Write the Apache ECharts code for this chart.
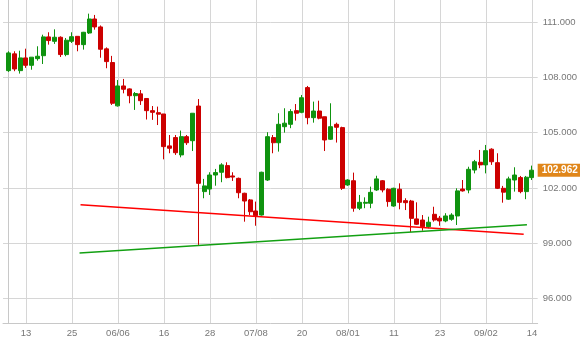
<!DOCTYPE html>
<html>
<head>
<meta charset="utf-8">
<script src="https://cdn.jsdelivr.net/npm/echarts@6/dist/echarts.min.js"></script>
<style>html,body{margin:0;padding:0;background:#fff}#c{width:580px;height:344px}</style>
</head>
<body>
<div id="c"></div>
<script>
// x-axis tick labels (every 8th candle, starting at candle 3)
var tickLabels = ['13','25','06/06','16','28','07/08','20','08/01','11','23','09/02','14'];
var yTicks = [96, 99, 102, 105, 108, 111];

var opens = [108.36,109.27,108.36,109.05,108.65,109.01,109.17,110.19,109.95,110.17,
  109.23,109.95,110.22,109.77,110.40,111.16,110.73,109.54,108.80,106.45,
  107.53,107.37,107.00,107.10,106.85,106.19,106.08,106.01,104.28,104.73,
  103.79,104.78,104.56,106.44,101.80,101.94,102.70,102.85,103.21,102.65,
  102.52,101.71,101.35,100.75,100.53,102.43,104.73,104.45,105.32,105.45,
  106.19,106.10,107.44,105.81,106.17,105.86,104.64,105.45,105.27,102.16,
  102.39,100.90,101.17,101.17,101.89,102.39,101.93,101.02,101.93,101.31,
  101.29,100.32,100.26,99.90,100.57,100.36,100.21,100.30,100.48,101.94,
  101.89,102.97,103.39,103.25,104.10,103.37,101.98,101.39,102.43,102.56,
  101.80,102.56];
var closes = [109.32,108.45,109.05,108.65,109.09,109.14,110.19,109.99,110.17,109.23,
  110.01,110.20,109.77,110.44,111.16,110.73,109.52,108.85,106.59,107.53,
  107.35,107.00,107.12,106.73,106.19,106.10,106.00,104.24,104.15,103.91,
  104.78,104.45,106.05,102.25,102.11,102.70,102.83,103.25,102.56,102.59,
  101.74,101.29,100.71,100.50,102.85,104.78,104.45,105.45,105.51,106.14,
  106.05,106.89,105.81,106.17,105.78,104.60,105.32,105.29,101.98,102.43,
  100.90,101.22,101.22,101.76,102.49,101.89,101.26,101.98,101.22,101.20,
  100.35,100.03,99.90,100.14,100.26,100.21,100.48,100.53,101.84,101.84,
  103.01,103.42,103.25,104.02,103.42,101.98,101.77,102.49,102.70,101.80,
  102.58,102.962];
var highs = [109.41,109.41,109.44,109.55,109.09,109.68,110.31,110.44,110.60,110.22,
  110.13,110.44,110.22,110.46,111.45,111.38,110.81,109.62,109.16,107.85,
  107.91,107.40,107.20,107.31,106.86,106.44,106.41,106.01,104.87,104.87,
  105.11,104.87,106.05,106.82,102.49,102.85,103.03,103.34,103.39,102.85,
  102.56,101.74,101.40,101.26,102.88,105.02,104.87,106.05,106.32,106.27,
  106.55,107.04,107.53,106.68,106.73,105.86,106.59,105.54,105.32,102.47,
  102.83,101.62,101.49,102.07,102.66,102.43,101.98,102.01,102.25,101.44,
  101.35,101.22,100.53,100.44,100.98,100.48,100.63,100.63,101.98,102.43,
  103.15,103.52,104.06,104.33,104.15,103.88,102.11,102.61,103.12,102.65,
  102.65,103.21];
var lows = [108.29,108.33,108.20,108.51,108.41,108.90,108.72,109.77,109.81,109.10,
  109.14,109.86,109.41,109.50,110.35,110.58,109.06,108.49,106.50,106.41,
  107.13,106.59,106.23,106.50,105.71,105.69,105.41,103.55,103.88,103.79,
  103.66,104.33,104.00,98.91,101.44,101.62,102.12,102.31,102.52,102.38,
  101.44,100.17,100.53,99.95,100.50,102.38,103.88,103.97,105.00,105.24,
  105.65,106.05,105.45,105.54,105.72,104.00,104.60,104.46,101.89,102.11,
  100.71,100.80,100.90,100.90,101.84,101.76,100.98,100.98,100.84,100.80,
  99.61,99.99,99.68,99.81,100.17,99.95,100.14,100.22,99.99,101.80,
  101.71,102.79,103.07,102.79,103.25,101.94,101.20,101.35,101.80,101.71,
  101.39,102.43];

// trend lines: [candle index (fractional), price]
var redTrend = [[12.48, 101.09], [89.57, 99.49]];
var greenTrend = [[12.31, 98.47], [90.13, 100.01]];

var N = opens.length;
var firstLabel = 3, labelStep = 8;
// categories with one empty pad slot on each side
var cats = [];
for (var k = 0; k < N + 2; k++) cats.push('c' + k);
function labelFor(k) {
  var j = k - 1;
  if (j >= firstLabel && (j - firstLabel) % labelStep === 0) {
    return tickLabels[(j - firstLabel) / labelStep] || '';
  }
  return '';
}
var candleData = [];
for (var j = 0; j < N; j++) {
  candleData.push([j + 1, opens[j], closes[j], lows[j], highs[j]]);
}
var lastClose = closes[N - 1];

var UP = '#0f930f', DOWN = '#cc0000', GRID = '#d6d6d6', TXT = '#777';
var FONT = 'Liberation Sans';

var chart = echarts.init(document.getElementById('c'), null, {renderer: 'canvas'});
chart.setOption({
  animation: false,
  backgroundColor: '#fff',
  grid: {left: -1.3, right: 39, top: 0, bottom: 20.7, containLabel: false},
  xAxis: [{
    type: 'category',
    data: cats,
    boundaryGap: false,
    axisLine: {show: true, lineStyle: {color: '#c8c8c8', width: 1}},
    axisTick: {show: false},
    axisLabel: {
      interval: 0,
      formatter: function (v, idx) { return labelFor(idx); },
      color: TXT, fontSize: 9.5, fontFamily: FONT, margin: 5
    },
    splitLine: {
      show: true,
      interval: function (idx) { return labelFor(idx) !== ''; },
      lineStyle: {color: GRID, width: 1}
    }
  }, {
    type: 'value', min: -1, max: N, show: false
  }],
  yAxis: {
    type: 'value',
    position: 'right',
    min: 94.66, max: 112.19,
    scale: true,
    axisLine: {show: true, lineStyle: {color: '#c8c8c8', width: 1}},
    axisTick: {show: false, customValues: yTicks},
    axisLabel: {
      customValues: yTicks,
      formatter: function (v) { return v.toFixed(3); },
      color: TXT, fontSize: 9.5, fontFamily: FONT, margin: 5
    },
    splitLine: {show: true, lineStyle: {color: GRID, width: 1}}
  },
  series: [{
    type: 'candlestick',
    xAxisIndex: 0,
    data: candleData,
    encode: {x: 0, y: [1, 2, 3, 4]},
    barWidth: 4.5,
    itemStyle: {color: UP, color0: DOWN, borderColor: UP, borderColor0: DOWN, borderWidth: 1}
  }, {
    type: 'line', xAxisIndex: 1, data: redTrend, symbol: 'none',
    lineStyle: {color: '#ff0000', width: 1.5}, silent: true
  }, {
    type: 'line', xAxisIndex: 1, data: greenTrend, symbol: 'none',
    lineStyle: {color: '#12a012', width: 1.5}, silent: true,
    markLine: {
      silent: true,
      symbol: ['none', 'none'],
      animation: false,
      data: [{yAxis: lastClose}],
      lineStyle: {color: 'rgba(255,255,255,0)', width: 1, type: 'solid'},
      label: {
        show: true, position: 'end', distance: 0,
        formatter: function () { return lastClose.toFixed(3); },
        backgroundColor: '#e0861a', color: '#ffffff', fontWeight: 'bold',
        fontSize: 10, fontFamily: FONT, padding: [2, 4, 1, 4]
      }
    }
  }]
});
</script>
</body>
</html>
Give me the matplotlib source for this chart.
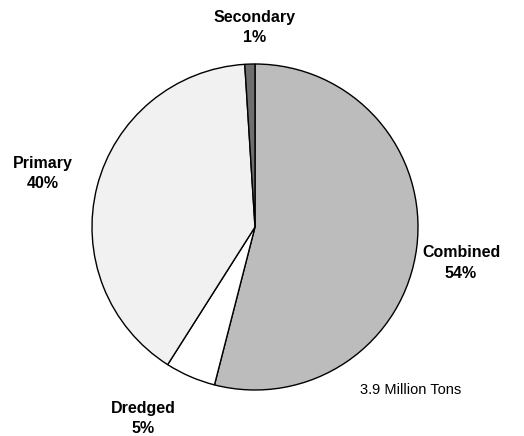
=-=-=-=-=
Exercise prompt: Give all the lines above again, character for character, without pictures.

Task response:
Write the Apache ECharts code for this chart.
<!DOCTYPE html>
<html>
<head>
<meta charset="utf-8">
<script src="https://cdn.jsdelivr.net/npm/echarts@6/dist/echarts.min.js"></script>
<style>html,body{margin:0;padding:0;background:#fff}#c{width:580px;height:344px}</style>
</head>
<body>
<div id="c"></div>
<script>
// x-axis tick labels (every 8th candle, starting at candle 3)
var tickLabels = ['13','25','06/06','16','28','07/08','20','08/01','11','23','09/02','14'];
var yTicks = [96, 99, 102, 105, 108, 111];

var opens = [108.36,109.27,108.36,109.05,108.65,109.01,109.17,110.19,109.95,110.17,
  109.23,109.95,110.22,109.77,110.40,111.16,110.73,109.54,108.80,106.45,
  107.53,107.37,107.00,107.10,106.85,106.19,106.08,106.01,104.28,104.73,
  103.79,104.78,104.56,106.44,101.80,101.94,102.70,102.85,103.21,102.65,
  102.52,101.71,101.35,100.75,100.53,102.43,104.73,104.45,105.32,105.45,
  106.19,106.10,107.44,105.81,106.17,105.86,104.64,105.45,105.27,102.16,
  102.39,100.90,101.17,101.17,101.89,102.39,101.93,101.02,101.93,101.31,
  101.29,100.32,100.26,99.90,100.57,100.36,100.21,100.30,100.48,101.94,
  101.89,102.97,103.39,103.25,104.10,103.37,101.98,101.39,102.43,102.56,
  101.80,102.56];
var closes = [109.32,108.45,109.05,108.65,109.09,109.14,110.19,109.99,110.17,109.23,
  110.01,110.20,109.77,110.44,111.16,110.73,109.52,108.85,106.59,107.53,
  107.35,107.00,107.12,106.73,106.19,106.10,106.00,104.24,104.15,103.91,
  104.78,104.45,106.05,102.25,102.11,102.70,102.83,103.25,102.56,102.59,
  101.74,101.29,100.71,100.50,102.85,104.78,104.45,105.45,105.51,106.14,
  106.05,106.89,105.81,106.17,105.78,104.60,105.32,105.29,101.98,102.43,
  100.90,101.22,101.22,101.76,102.49,101.89,101.26,101.98,101.22,101.20,
  100.35,100.03,99.90,100.14,100.26,100.21,100.48,100.53,101.84,101.84,
  103.01,103.42,103.25,104.02,103.42,101.98,101.77,102.49,102.70,101.80,
  102.58,102.962];
var highs = [109.41,109.41,109.44,109.55,109.09,109.68,110.31,110.44,110.60,110.22,
  110.13,110.44,110.22,110.46,111.45,111.38,110.81,109.62,109.16,107.85,
  107.91,107.40,107.20,107.31,106.86,106.44,106.41,106.01,104.87,104.87,
  105.11,104.87,106.05,106.82,102.49,102.85,103.03,103.34,103.39,102.85,
  102.56,101.74,101.40,101.26,102.88,105.02,104.87,106.05,106.32,106.27,
  106.55,107.04,107.53,106.68,106.73,105.86,106.59,105.54,105.32,102.47,
  102.83,101.62,101.49,102.07,102.66,102.43,101.98,102.01,102.25,101.44,
  101.35,101.22,100.53,100.44,100.98,100.48,100.63,100.63,101.98,102.43,
  103.15,103.52,104.06,104.33,104.15,103.88,102.11,102.61,103.12,102.65,
  102.65,103.21];
var lows = [108.29,108.33,108.20,108.51,108.41,108.90,108.72,109.77,109.81,109.10,
  109.14,109.86,109.41,109.50,110.35,110.58,109.06,108.49,106.50,106.41,
  107.13,106.59,106.23,106.50,105.71,105.69,105.41,103.55,103.88,103.79,
  103.66,104.33,104.00,98.91,101.44,101.62,102.12,102.31,102.52,102.38,
  101.44,100.17,100.53,99.95,100.50,102.38,103.88,103.97,105.00,105.24,
  105.65,106.05,105.45,105.54,105.72,104.00,104.60,104.46,101.89,102.11,
  100.71,100.80,100.90,100.90,101.84,101.76,100.98,100.98,100.84,100.80,
  99.61,99.99,99.68,99.81,100.17,99.95,100.14,100.22,99.99,101.80,
  101.71,102.79,103.07,102.79,103.25,101.94,101.20,101.35,101.80,101.71,
  101.39,102.43];

// trend lines: [candle index (fractional), price]
var redTrend = [[12.48, 101.09], [89.57, 99.49]];
var greenTrend = [[12.31, 98.47], [90.13, 100.01]];

var N = opens.length;
var firstLabel = 3, labelStep = 8;
// categories with one empty pad slot on each side
var cats = [];
for (var k = 0; k < N + 2; k++) cats.push('c' + k);
function labelFor(k) {
  var j = k - 1;
  if (j >= firstLabel && (j - firstLabel) % labelStep === 0) {
    return tickLabels[(j - firstLabel) / labelStep] || '';
  }
  return '';
}
var candleData = [];
for (var j = 0; j < N; j++) {
  candleData.push([j + 1, opens[j], closes[j], lows[j], highs[j]]);
}
var lastClose = closes[N - 1];

var UP = '#0f930f', DOWN = '#cc0000', GRID = '#d6d6d6', TXT = '#777';
var FONT = 'Liberation Sans';

var chart = echarts.init(document.getElementById('c'), null, {renderer: 'canvas'});
chart.setOption({
  animation: false,
  backgroundColor: '#fff',
  grid: {left: -1.3, right: 39, top: 0, bottom: 20.7, containLabel: false},
  xAxis: [{
    type: 'category',
    data: cats,
    boundaryGap: false,
    axisLine: {show: true, lineStyle: {color: '#c8c8c8', width: 1}},
    axisTick: {show: false},
    axisLabel: {
      interval: 0,
      formatter: function (v, idx) { return labelFor(idx); },
      color: TXT, fontSize: 9.5, fontFamily: FONT, margin: 5
    },
    splitLine: {
      show: true,
      interval: function (idx) { return labelFor(idx) !== ''; },
      lineStyle: {color: GRID, width: 1}
    }
  }, {
    type: 'value', min: -1, max: N, show: false
  }],
  yAxis: {
    type: 'value',
    position: 'right',
    min: 94.66, max: 112.19,
    scale: true,
    axisLine: {show: true, lineStyle: {color: '#c8c8c8', width: 1}},
    axisTick: {show: false, customValues: yTicks},
    axisLabel: {
      customValues: yTicks,
      formatter: function (v) { return v.toFixed(3); },
      color: TXT, fontSize: 9.5, fontFamily: FONT, margin: 5
    },
    splitLine: {show: true, lineStyle: {color: GRID, width: 1}}
  },
  series: [{
    type: 'candlestick',
    xAxisIndex: 0,
    data: candleData,
    encode: {x: 0, y: [1, 2, 3, 4]},
    barWidth: 4.5,
    itemStyle: {color: UP, color0: DOWN, borderColor: UP, borderColor0: DOWN, borderWidth: 1}
  }, {
    type: 'line', xAxisIndex: 1, data: redTrend, symbol: 'none',
    lineStyle: {color: '#ff0000', width: 1.5}, silent: true
  }, {
    type: 'line', xAxisIndex: 1, data: greenTrend, symbol: 'none',
    lineStyle: {color: '#12a012', width: 1.5}, silent: true,
    markLine: {
      silent: true,
      symbol: ['none', 'none'],
      animation: false,
      data: [{yAxis: lastClose}],
      lineStyle: {color: 'rgba(255,255,255,0)', width: 1, type: 'solid'},
      label: {
        show: true, position: 'end', distance: 0,
        formatter: function () { return lastClose.toFixed(3); },
        backgroundColor: '#e0861a', color: '#ffffff', fontWeight: 'bold',
        fontSize: 10, fontFamily: FONT, padding: [2, 4, 1, 4]
      }
    }
  }]
});
</script>
</body>
</html>
Give me the matplotlib source for this chart.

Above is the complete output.